LES DEFENSEURS DES DROITS DE L’HOMME BAILLONNES

24/03/1998
Appel urgent

LA COUR D’APPEL DE NOUAKCHOTT CONFIRME LA PEINE DE 13 MOIS D’EMPRISONNEMENT A L’ENCONTRE DE QUATRE EMINENTS MILITANTS DES DROITS DE L’HOMME

Par arrêt rendu ce jour, la Cour d’Appel de Nouakchott a confirmé la peine de 13 mois d’emprisonnement prononcée contre le Professeur Cheikh Saoud Bouh Kamara, Sociologue, Président de l’Association Mauritanienne des Droits de l’Homme (AMDH), association affiliée à la FIDH, Me Fatimata M’Baye, Avocate et Vice Présidente de l’AMDH, Me Brahim Ould Ebetty, Avocat, Secrétaire Général du Conseil de l’Ordre du Barreau de Mauritanie et de l’Association des droits de l’Homme, Gerddes, et enfin Monsieur Messaoud, Architecte et Président de l’Association SOS Esclaves.

Le procès en appel de ces quatre militants des droits de l’Homme qui avaient été condamnés, pour création et appartenance à des organisations non autorisées, à 13 mois d’emprisonnement par le Tribunal Correctionnel de Nouakchott, le 12 février 1998, s’est ouvert le dimanche 15 mars 1998, devant la Cour d’Appel. Etaient présents en tant qu’observateurs Maître Sidiki KABA et Maître Bénédicte CHESNELONG, respectivement Vice-Président et chargée de mission auprès du Bureau exécutif de la FIDH, mandatés par la FIDH et par l’Observatoire pour la protection des défenseurs des droits de l’Homme ; ainsi qu’un observateur de l’ONU, désigné par le Secrétaire Général et le Haut Commissaire aux droits de l’Homme des Nations Unies.

En refusant de faire droit à l’exception d’immunité judiciaire dont bénéficie le Professeur Kamara, en sa qualité de membre du Conseil d’Administration du Fonds des Nations Unies contre les Formes Contemporaines d’Esclavage, les autorités mauritaniennes ont démontré leur mépris des conventions et instances internationales qui veillent à la protection des droits de l’Homme.Le collectif de 50 avocats constitué pour la défense des quatre militants a, de façon limpide, démontré les incohérences, les nullités, et l’absence de fondement des poursuites engagées, à la suite de la diffusion d’un reportage par des chaînes françaises (France 3 et CFI) sur les séquelles de l’esclavage en Mauritanie, dans lequel seul Boubacar Messaoud était interviewé.

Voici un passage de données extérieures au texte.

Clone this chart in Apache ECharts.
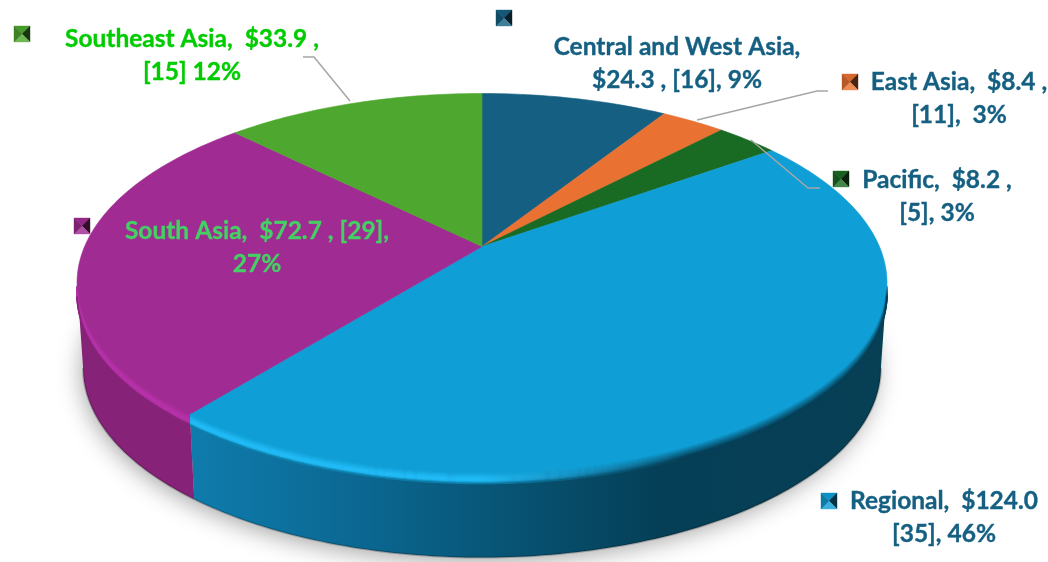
<!DOCTYPE html>
<html>
<head>
<meta charset="utf-8">
<style>html,body{margin:0;padding:0;background:#fff}#main{width:1048px;height:562px}</style>
<script src="https://cdn.jsdelivr.net/npm/echarts@6/dist/echarts.min.js"></script>
</head>
<body>
<div id="main"></div>
<script>
// values, clockwise from 12 o'clock
var regions = ['Central and West Asia', 'East Asia', 'Pacific', 'Regional', 'South Asia', 'Southeast Asia'];
var amounts = [24.3, 8.4, 8.2, 124.0, 72.7, 33.9];
var labels = [
    'Central and West Asia,\n$24.3 , [16], 9%',
    'East Asia,  $8.4 ,\n[11],  3%',
    'Pacific,  $8.2 ,\n[5], 3%',
    'Regional,  $124.0\n[35], 46%',
    'South Asia,  $72.7 , [29],\n27%',
    'Southeast Asia,  $33.9 ,\n[15] 12%'
];

// styles and layout
var faceColors = ['#156082', '#e97132', '#196b24', '#0f9ed5', '#a02b93', '#4ea72e'];
var wallColors = ['#104d68', '#b85a28', '#14561d', '#0c7eaa', '#862278', '#3e8625'];
var textColors = ['#156082', '#156082', '#156082', '#156082', '#44d062', '#00cc00'];
var markerPos = [[496, 10], [842, 74], [833, 171], [821, 493], [74, 218], [14, 26]];
var labelPos = [[677, 64], [959, 99], [937, 197], [944, 518], [257, 248], [192, 56]];
var leaders = [
    null,
    [[828, 91], [817, 91], [697, 120]],
    [[820, 188], [808, 188], [751, 140]],
    null,
    null,
    [[303, 57], [314, 57], [350, 101]]
];

// projection of the tilted disc
var cx = 482, apexY = 246.5, R = 397.4, Q = 182.5, K = 0.1926, depth = 85;

function project(deg, drop, shrink) {
    var a = deg * Math.PI / 180;
    var px = Math.sin(a), py = Math.cos(a), w = 1 + K * py;
    return [cx + R * px / w * (shrink || 1), apexY - Q * py / w + (drop || 0)];
}

function arc(from, to, drop, shrink) {
    var pts = [], n = Math.max(2, Math.ceil(Math.abs(to - from)));
    for (var i = 0; i <= n; i++) {
        pts.push(project(from + (to - from) * i / n, drop, shrink));
    }
    return pts;
}

function mix(c1, c2, t) {
    var out = '#';
    for (var i = 1; i < 7; i += 2) {
        var a = parseInt(c1.substr(i, 2), 16), b = parseInt(c2.substr(i, 2), 16);
        var v = Math.round(a + (b - a) * t).toString(16);
        out += v.length < 2 ? '0' + v : v;
    }
    return out;
}

var total = amounts.reduce(function (s, v) { return s + v; }, 0);
var starts = [], run = 0;
amounts.forEach(function (v) { starts.push(run / total * 360); run += v; });
function endAngle(i) { return starts[i] + amounts[i] / total * 360; }

var seriesData = regions.map(function (n, i) { return {name: n, value: amounts[i]}; });
var wallFrom = 101, wallTo = 259;

function wallGradient(i) {
    if (i === 3) {
        return new echarts.graphic.LinearGradient(190, 0, 880, 0, [
            {offset: 0, color: '#0f7cad'},
            {offset: 0.25, color: '#0b6791'},
            {offset: 0.5, color: '#07506f'},
            {offset: 0.68, color: '#053f57'},
            {offset: 1, color: '#073f55'}
        ], true);
    }
    return wallColors[i];
}

function renderWall(params) {
    var i = params.dataIndex;
    var from = Math.max(starts[i], wallFrom), to = Math.min(endAngle(i), wallTo);
    if (to <= from) return null;
    var top = arc(from, to, 0), bottom = arc(from, to, depth, 0.985);
    return {
        type: 'group',
        children: [{
            type: 'polygon',
            shape: {points: top.concat(bottom.slice().reverse())},
            style: {fill: wallGradient(i)}
        }, {
            type: 'polyline',
            shape: {points: bottom},
            style: {fill: 'none', stroke: 'rgba(0,0,0,0.22)', lineWidth: 2}
        }]
    };
}

function renderFace(params) {
    var i = params.dataIndex;
    var pts = [[cx, apexY]].concat(arc(starts[i], endAngle(i), 0));
    return {
        type: 'polygon',
        shape: {points: pts},
        style: {fill: faceColors[i], stroke: faceColors[i], lineWidth: 0.6}
    };
}

// soft rounded edge along the front of the disc
function renderBevel(params) {
    var i = params.dataIndex;
    var from = Math.max(starts[i], 102), to = Math.min(endAngle(i), 258);
    if (to <= from || i < 3) return null;
    var hi = i === 3 ? '#20baf6' : '#b631a9';
    var dark = i === 3 ? '#053f57' : '#862278';
    var kids = [];
    for (var t = 0; t <= 11; t++) {
        var s = t / 11;
        var left = s > 0.8 ? mix(hi, wallColors[i], (s - 0.8) / 0.2) : mix(faceColors[i], hi, Math.min(1, s / 0.55));
        var right = mix(faceColors[i], dark, Math.min(1, s * 1.1));
        kids.push({
            type: 'polyline',
            shape: {points: arc(from, to, t)},
            style: {
                fill: 'none', lineWidth: 1.6,
                stroke: new echarts.graphic.LinearGradient(190, 0, 880, 0, [
                    {offset: 0, color: left},
                    {offset: 0.42, color: left},
                    {offset: 0.72, color: right},
                    {offset: 1, color: right}
                ], true)
            }
        });
    }
    return {type: 'group', children: kids};
}

function renderShadow() {
    return {
        type: 'polygon',
        shape: {points: arc(0, 360, depth - 3, 0.98)},
        style: {
            fill: '#bbb', shadowBlur: 24, shadowColor: 'rgba(0,0,0,0.36)',
            shadowOffsetX: -3, shadowOffsetY: 7
        }
    };
}

function marker(pos, color) {
    var x = pos[0], y = pos[1], s = 16, c = [x + s / 2, y + s / 2];
    var tris = [
        [[x, y], [x + s, y], c, mix(color, '#000000', 0.08)],
        [[x + s, y], [x + s, y + s], c, mix(color, '#000000', 0.68)],
        [[x + s, y + s], [x, y + s], c, mix(color, '#ffffff', 0.18)],
        [[x, y + s], [x, y], c, mix(color, '#000000', 0.22)]
    ];
    return tris.map(function (t) {
        return {type: 'polygon', silent: true, z: 10, shape: {points: [t[0], t[1], t[2]]}, style: {fill: t[3], stroke: t[3], lineWidth: 0.4}};
    });
}

var graphics = [];
regions.forEach(function (n, i) {
    if (leaders[i]) {
        graphics.push({
            type: 'polyline', silent: true, z: 9,
            shape: {points: leaders[i]},
            style: {fill: 'none', stroke: '#a6a6a6', lineWidth: 1.5}
        });
    }
    graphics = graphics.concat(marker(markerPos[i], faceColors[i]));
    graphics.push({
        type: 'text', silent: true, z: 10,
        x: labelPos[i][0], y: labelPos[i][1],
        style: {
            text: labels[i], x: 0, y: 0, align: 'center', verticalAlign: 'middle',
            font: 'bold 24.5px Lato', lineHeight: 33, fill: textColors[i],
            stroke: textColors[i], lineWidth: 0.35
        }
    });
});

var myChart = echarts.init(document.getElementById('main'));
myChart.setOption({
    animation: false,
    backgroundColor: '#fff',
    graphic: graphics,
    series: [
        {type: 'custom', coordinateSystem: 'none', silent: true, z: 1, data: [total], renderItem: renderShadow},
        {type: 'custom', coordinateSystem: 'none', silent: true, z: 2, data: seriesData, renderItem: renderWall},
        {type: 'custom', coordinateSystem: 'none', silent: true, z: 3, data: seriesData, renderItem: renderFace},
        {type: 'custom', coordinateSystem: 'none', silent: true, z: 4, data: seriesData, renderItem: renderBevel}
    ]
});
</script>
</body>
</html>
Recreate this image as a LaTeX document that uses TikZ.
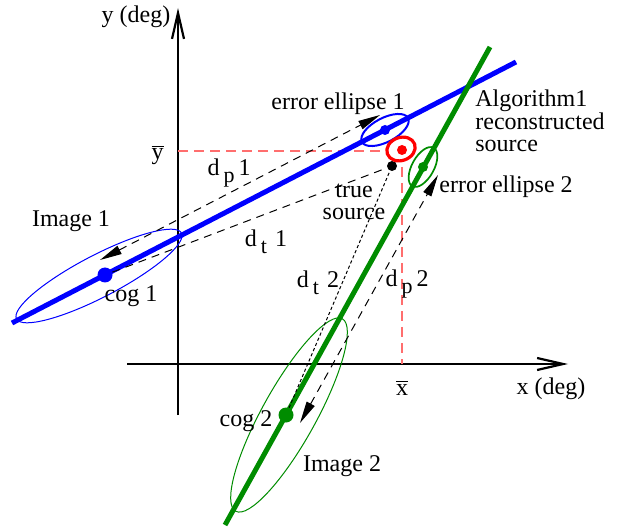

Le maintien de sanctions pénales quand la relaxe s’imposait suscite les plus vives inquiétudes sur l’indépendance de la justice en Mauritanie. Cette décision, que la FIDH condamne et déplore, confirme ainsi un net recul des libertés fondamentales en Mauritanie.

La FIDH rappelle que lorsque le verdict a été rendu en première instance, l’Observatoire pour la Protection des Défenseurs des Droits de l’Homme, programme de la FIDH et de l’OMCT, qui avait mandaté un observateur international, s’était déjà déclaré consterné par cette décision qui marquait une nette régression en matière de liberté d’opinion et d’expression.

Les autorités mauritaniennes en sanctionnant en raison de cette seule qualité les défenseurs des droits de l’Homme ( la Cour ayant abandonné à l’encontre de Mr Messaoud l’autre chef de poursuite de " diffusion de fausse nouvelles par la voie audiovisuelle ") atteste de son mépris pour sa propre Constitution qui proclame et garantit les libertés fondamentales comme celle d’association, d’expression et d’opinion et plus généralement pour la Déclaration Universelle des droits de l’Homme à laquelle cette même Constitution se réfère pourtant expressément.

A l’heure où la Commission des droits de l’Homme des Nations Unies se réunit, où les membres du Club de Paris réexaminent la dette Mauritanienne, un avertissement des plus fermes doit être signifié sans délai par la Communauté Internationale à la Mauritanie.

La France a, à cet égard, une responsabilité première, compte tenu des liens très étroits qu’elle conserve avec ce pays, et de son attachement proclamé au respect des droits de l’Homme. Elle se doit plus que jamais, en cette année anniversaire de la Déclaration Universelle des Droits de l’Homme, de ramener à la raison ceux qui bafouent les libertés les plus élémentaires et qui condamnent, uniquement en raison de leur action, les militants des droits de l’Homme. En l’occurence, les autorités mauritaniennes, au plus haut niveau.